MIDDLE EAST: Less than a year and a half ago, during a confrontation at his Ramallah office, the Palestinian Authority President, Mr Yasser Arafat, pulled a gun on his security chief, Mr Jibril Rajoub, and had to be urged by some of his colleagues - who screamed "Don't do it" - to let it drop harmlessly to the floor.
A few months later, Mr Rajoub, a bulky, Marlon Brando-esque figure, was fired by Mr Arafat as head of Palestinian "Preventive Security," a job which had effectively made him the second-most powerful Palestinian leader.
Now, in his continuing efforts to complicate life and leadership for Mr Mahmoud Abbas (Abu Mazen), the man he reluctantly endorsed as PA Prime Minister in the spring, Mr Arafat has mended his fences with Mr Rajoub and appointed him "national security adviser" to the Palestine Liberation Organisation, a post in which Mr Rajoub will plainly constitute competition to Mr Abbas's Minister of Security, Mr Mohammad Dahlan, a potential rival for the future leadership of the Palestinians.
The complex pattern of appointments and rivalries has a simple basis: Mr Arafat is deeply reluctant to give up control to Mr Abbas of the various Palestinian security apparatuses. Israel and the United States have made the reform of these dozen or so networks, and their engagement in a concerted effort to disarm Hamas and other extremist groups, a condition for diplomatic progress. Mr Abbas has battled for months to win authority over three of the networks that still report to Mr Arafat, saying that without such power he cannot confront Hamas. And the Rajoub appointment indicates that Mr Arafat is in no mood to back down.
The February 2002 pistol-pulling episode reportedly stemmed from Mr Arafat's ire at the escape from one of Mr Rajoub's prison facilities of a group of Islamic extremists. Ironically, however, most of their frequent run-ins revolved around Mr Rajoub's frustration at Mr Arafat's refusal to let him mount a crackdown on the Hamas bombers and gunmen. Some analysts noted yesterday that Mr Rajoub has far more in common with Mr Abbas and Mr Dahlan, and their publicly announced goal of ending the armed intifada, than with Mr Arafat, who has evinced no such public desire.

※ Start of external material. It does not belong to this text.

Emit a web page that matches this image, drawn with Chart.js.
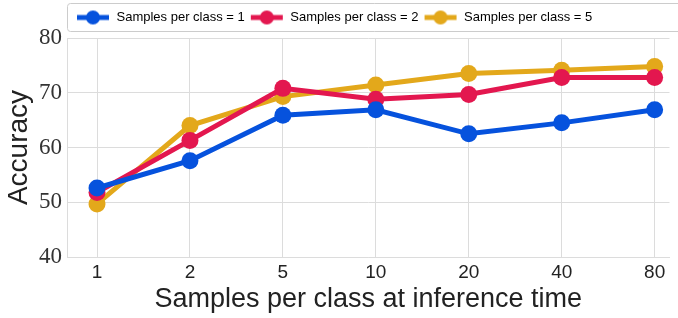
<!DOCTYPE html>
<html>
<head>
<meta charset="utf-8">
<script src="https://cdn.jsdelivr.net/npm/chart.js@4"></script>
<style>
  html, body { margin: 0; padding: 0; background: #fff; }
  #wrap { width: 678px; height: 318px; }
</style>
</head>
<body>
<div id="wrap"><canvas id="chart"></canvas></div>
<script>
const categories = ['1', '2', '5', '10', '20', '40', '80'];
const seriesNames = ['Samples per class = 1', 'Samples per class = 2', 'Samples per class = 5'];
const samples1 = [52.6, 57.6, 65.9, 66.9, 62.5, 64.5, 66.9];
const samples2 = [51.8, 61.3, 70.8, 68.8, 69.7, 72.8, 72.8];
const samples5 = [49.7, 64.0, 69.3, 71.4, 73.5, 74.1, 74.8];
const yTicks = [40, 50, 60, 70, 80];

const colors = ['#0652dd', '#e3174f', '#e3a81b'];
const gridColor = '#dcdcdc';

// little line-with-dot marker for the legend
function makeMarker(color) {
  const c = document.createElement('canvas');
  c.width = 34; c.height = 16;
  const g = c.getContext('2d');
  g.strokeStyle = color;
  g.lineWidth = 5;
  g.beginPath(); g.moveTo(1, 8); g.lineTo(33, 8); g.stroke();
  g.fillStyle = color;
  g.beginPath(); g.arc(17, 8, 7, 0, Math.PI * 2); g.fill();
  return c;
}
const markers = colors.map(makeMarker);

// move the legend next to the plot and draw the frame round it
const legendFrame = {
  id: 'legendFrame',
  beforeDraw(chart) {
    const lg = chart.legend;
    const dx = 71 - lg.left;
    lg.left += dx;
    lg.right += dx;
    lg.top = 6;
  },
  afterDraw(chart) {
    const ctx = chart.ctx;
    ctx.save();
    ctx.strokeStyle = '#cccccc';
    ctx.lineWidth = 1;
    ctx.beginPath();
    ctx.roundRect(chart.chartArea.left + 0.5, 3.5, chart.width - chart.chartArea.left + 4, 28, 3);
    ctx.stroke();
    ctx.restore();
  }
};

const toPoints = arr => arr.map((v, i) => ({ x: i, y: v }));
const allSeries = [samples1, samples2, samples5];

new Chart(document.getElementById('chart'), {
  type: 'line',
  data: {
    datasets: allSeries.map((vals, i) => ({
      label: seriesNames[i],
      data: toPoints(vals),
      borderColor: colors[i],
      backgroundColor: colors[i],
      borderWidth: 5,
      pointRadius: 8.5,
      pointHoverRadius: 8.5,
      pointBorderWidth: 0,
      pointStyle: 'circle',
      tension: 0
    }))
  },
  options: {
    responsive: true,
    maintainAspectRatio: false,
    animation: false,
    layout: { padding: { top: 10, right: 0, bottom: 0, left: 0 } },
    plugins: {
      tooltip: { enabled: false },
      legend: {
        align: 'start',
        labels: {
          usePointStyle: true,
          pointStyleWidth: 34,
          boxHeight: 16,
          padding: 5,
          color: '#222',
          font: { family: 'Liberation Sans', size: 13 },
          generateLabels: chart => seriesNames.map((name, i) => ({
            text: name,
            pointStyle: markers[i],
            fillStyle: colors[i],
            strokeStyle: colors[i],
            lineWidth: 0,
            datasetIndex: i
          }))
        }
      }
    },
    scales: {
      x: {
        type: 'linear',
        min: -0.323,
        max: 6.16,
        afterBuildTicks: axis => { axis.ticks = categories.map((c, i) => ({ value: i })); },
        afterFit: axis => { axis.height = 61; },
        ticks: {
          callback: v => categories[v],
          color: '#222',
          padding: 4,
          maxRotation: 0,
          font: { family: 'Liberation Sans', size: 19 }
        },
        grid: { color: gridColor, drawTicks: false },
        border: { color: gridColor },
        title: {
          display: true,
          text: 'Samples per class at inference time',
          color: '#222',
          padding: { top: 0, bottom: 2 },
          font: { family: 'Liberation Sans', size: 27 }
        }
      },
      y: {
        min: 40,
        max: 80,
        afterBuildTicks: axis => { axis.ticks = yTicks.map(v => ({ value: v })); },
        afterFit: axis => { axis.width = 67; },
        ticks: {
          color: '#333',
          padding: 5,
          font: { family: 'Liberation Serif', size: 23 }
        },
        grid: { color: gridColor, drawTicks: false },
        border: { color: gridColor },
        title: {
          display: true,
          text: 'Accuracy',
          color: '#222',
          padding: 2,
          font: { family: 'Liberation Sans', size: 28 }
        }
      }
    }
  },
  plugins: [legendFrame]
});
</script>
</body>
</html>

But Mr Rajoub is also a personal rival of Mr Dahlan's, and presumably welcomes the opportunity to return to a position of authority.
A senior PA legislator, Mr Sufian Abu Zeideh, said last night that the power struggle highlighted by the appointment of Mr Rajoub was "the least of our problems," given this week's termination by Hamas and Islamic Jihad of the intifada ceasefire, and their threats to mount a "painful and quick" response to Israel's recent killings of several key Hamas figures, itself a response to last Tuesday's Hamas suicide bombing in Jerusalem. (At the funerals yesterday for four Hamas men killed in an Israeli missile strike on Sunday night, speakers warned Israel's Prime Minister Mr Ariel Sharon to "prepare the coffins.") But the jockeying for power is bound to hamper any fresh effort by Mr Abbas to restore calm.